## START THE DATA

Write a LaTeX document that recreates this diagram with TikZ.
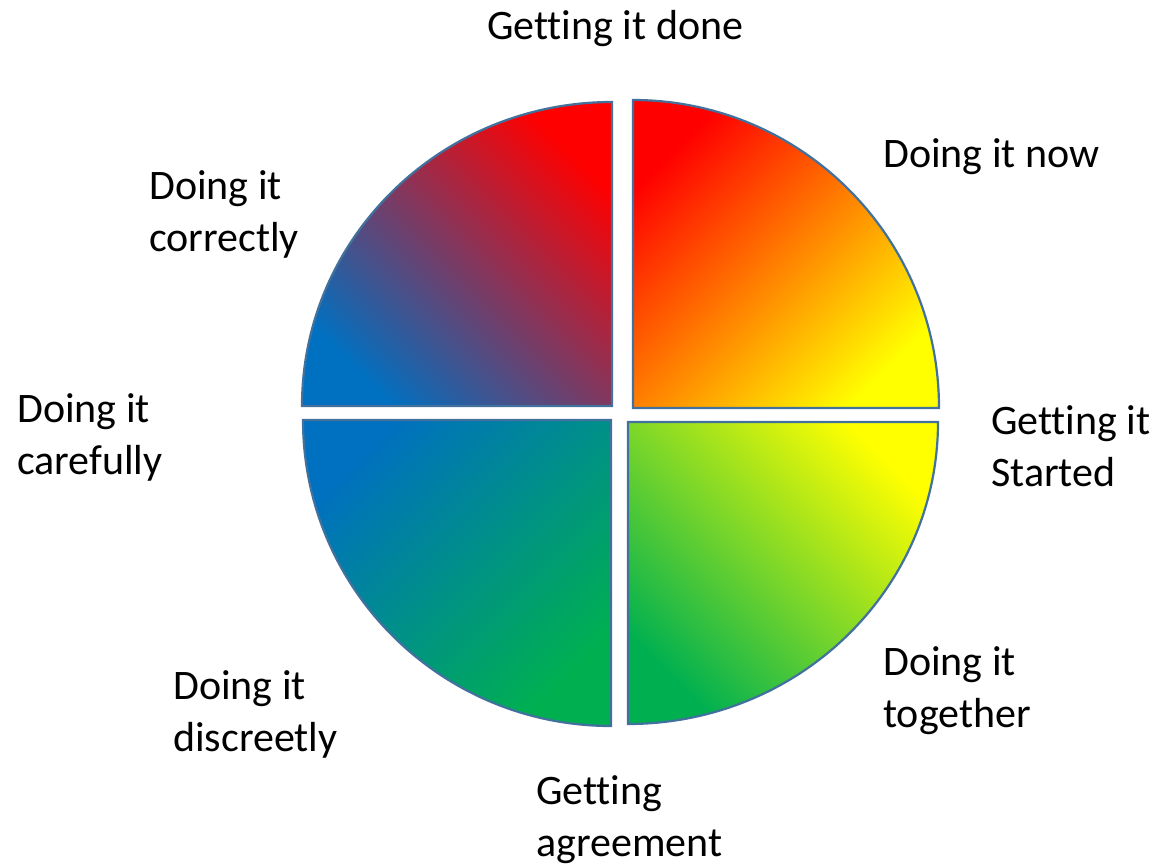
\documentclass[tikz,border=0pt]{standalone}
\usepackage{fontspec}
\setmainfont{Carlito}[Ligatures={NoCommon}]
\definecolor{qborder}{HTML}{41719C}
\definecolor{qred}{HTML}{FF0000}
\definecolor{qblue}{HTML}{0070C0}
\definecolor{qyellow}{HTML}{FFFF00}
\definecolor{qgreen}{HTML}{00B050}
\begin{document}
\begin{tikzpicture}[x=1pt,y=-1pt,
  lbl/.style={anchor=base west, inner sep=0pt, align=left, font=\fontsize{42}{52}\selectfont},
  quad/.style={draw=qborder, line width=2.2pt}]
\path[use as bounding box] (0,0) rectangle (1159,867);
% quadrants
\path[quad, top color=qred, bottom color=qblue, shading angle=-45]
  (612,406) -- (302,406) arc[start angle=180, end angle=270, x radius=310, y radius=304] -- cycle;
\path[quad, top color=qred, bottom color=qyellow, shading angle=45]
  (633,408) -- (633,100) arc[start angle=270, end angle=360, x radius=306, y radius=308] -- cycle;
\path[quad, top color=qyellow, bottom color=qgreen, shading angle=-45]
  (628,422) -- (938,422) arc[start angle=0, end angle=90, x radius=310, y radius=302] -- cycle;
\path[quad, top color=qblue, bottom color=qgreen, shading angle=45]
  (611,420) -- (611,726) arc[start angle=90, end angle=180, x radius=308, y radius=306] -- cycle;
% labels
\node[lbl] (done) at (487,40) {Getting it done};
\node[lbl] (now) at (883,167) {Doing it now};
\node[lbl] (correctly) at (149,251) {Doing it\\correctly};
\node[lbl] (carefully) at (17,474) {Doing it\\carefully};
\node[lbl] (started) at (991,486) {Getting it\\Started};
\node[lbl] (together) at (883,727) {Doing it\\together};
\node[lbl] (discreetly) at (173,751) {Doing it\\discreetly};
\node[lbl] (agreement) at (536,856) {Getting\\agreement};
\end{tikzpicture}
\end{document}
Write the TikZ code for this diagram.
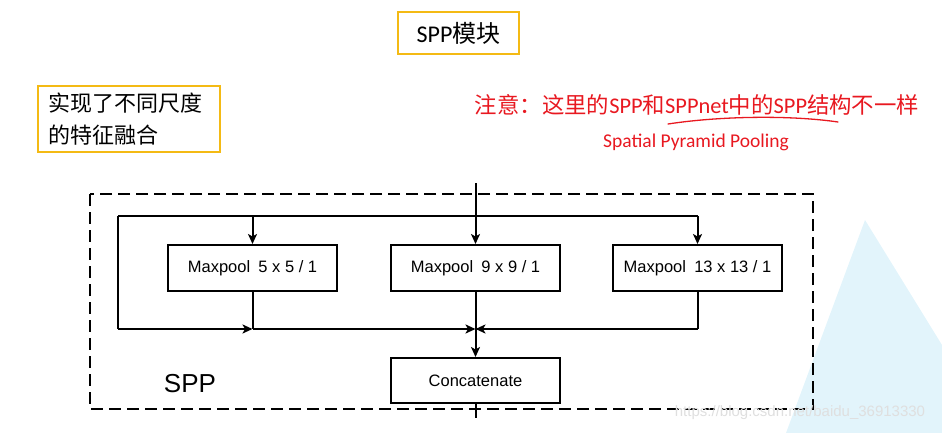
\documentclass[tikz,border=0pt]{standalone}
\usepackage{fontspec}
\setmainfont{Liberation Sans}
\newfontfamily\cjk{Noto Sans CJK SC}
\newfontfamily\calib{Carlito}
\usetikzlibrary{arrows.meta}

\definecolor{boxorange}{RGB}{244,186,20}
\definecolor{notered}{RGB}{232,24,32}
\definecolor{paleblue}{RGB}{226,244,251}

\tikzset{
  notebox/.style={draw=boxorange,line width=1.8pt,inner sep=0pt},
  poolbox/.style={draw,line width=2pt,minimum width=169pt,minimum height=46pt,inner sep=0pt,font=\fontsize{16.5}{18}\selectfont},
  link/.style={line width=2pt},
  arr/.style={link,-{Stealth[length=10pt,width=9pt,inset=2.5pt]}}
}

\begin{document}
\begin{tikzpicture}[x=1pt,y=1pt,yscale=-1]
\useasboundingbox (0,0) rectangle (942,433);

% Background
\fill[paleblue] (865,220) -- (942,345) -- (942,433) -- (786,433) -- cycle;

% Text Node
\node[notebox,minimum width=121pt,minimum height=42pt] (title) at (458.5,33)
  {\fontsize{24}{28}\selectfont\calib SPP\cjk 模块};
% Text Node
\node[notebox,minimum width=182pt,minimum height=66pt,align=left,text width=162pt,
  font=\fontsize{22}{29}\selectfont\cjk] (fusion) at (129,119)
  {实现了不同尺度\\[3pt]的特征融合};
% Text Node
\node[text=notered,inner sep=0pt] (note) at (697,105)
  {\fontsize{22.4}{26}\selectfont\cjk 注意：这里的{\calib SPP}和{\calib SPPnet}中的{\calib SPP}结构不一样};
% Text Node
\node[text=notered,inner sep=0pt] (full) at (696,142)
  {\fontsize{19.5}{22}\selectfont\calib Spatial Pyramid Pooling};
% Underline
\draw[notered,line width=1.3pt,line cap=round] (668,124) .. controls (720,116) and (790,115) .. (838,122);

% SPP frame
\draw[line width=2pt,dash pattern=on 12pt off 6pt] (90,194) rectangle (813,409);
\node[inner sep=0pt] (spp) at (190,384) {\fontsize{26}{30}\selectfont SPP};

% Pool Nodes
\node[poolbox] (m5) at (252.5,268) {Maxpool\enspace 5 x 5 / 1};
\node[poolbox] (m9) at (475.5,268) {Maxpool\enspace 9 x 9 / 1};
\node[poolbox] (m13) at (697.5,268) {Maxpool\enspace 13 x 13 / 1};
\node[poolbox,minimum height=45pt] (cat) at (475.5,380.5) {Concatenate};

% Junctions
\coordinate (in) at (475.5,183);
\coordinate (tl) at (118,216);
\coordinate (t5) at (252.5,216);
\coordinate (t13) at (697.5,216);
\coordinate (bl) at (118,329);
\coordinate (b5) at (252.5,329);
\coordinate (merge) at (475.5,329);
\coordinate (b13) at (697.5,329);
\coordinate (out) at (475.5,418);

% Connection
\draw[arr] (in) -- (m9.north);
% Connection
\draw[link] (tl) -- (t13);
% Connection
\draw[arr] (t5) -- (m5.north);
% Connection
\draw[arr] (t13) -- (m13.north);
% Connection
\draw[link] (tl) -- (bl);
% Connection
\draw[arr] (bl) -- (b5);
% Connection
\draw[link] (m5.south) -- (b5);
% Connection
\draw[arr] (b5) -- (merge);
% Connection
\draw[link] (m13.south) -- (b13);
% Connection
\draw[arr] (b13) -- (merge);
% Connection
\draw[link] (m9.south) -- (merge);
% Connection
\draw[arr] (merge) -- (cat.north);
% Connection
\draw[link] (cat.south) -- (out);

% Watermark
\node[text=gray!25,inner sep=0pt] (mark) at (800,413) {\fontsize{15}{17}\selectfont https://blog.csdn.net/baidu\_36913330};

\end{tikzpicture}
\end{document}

## END THE DATA

GIVEN TASK -
State how many lines of the material contain the string "Write", with no other words.

FULL SOLUTION -
2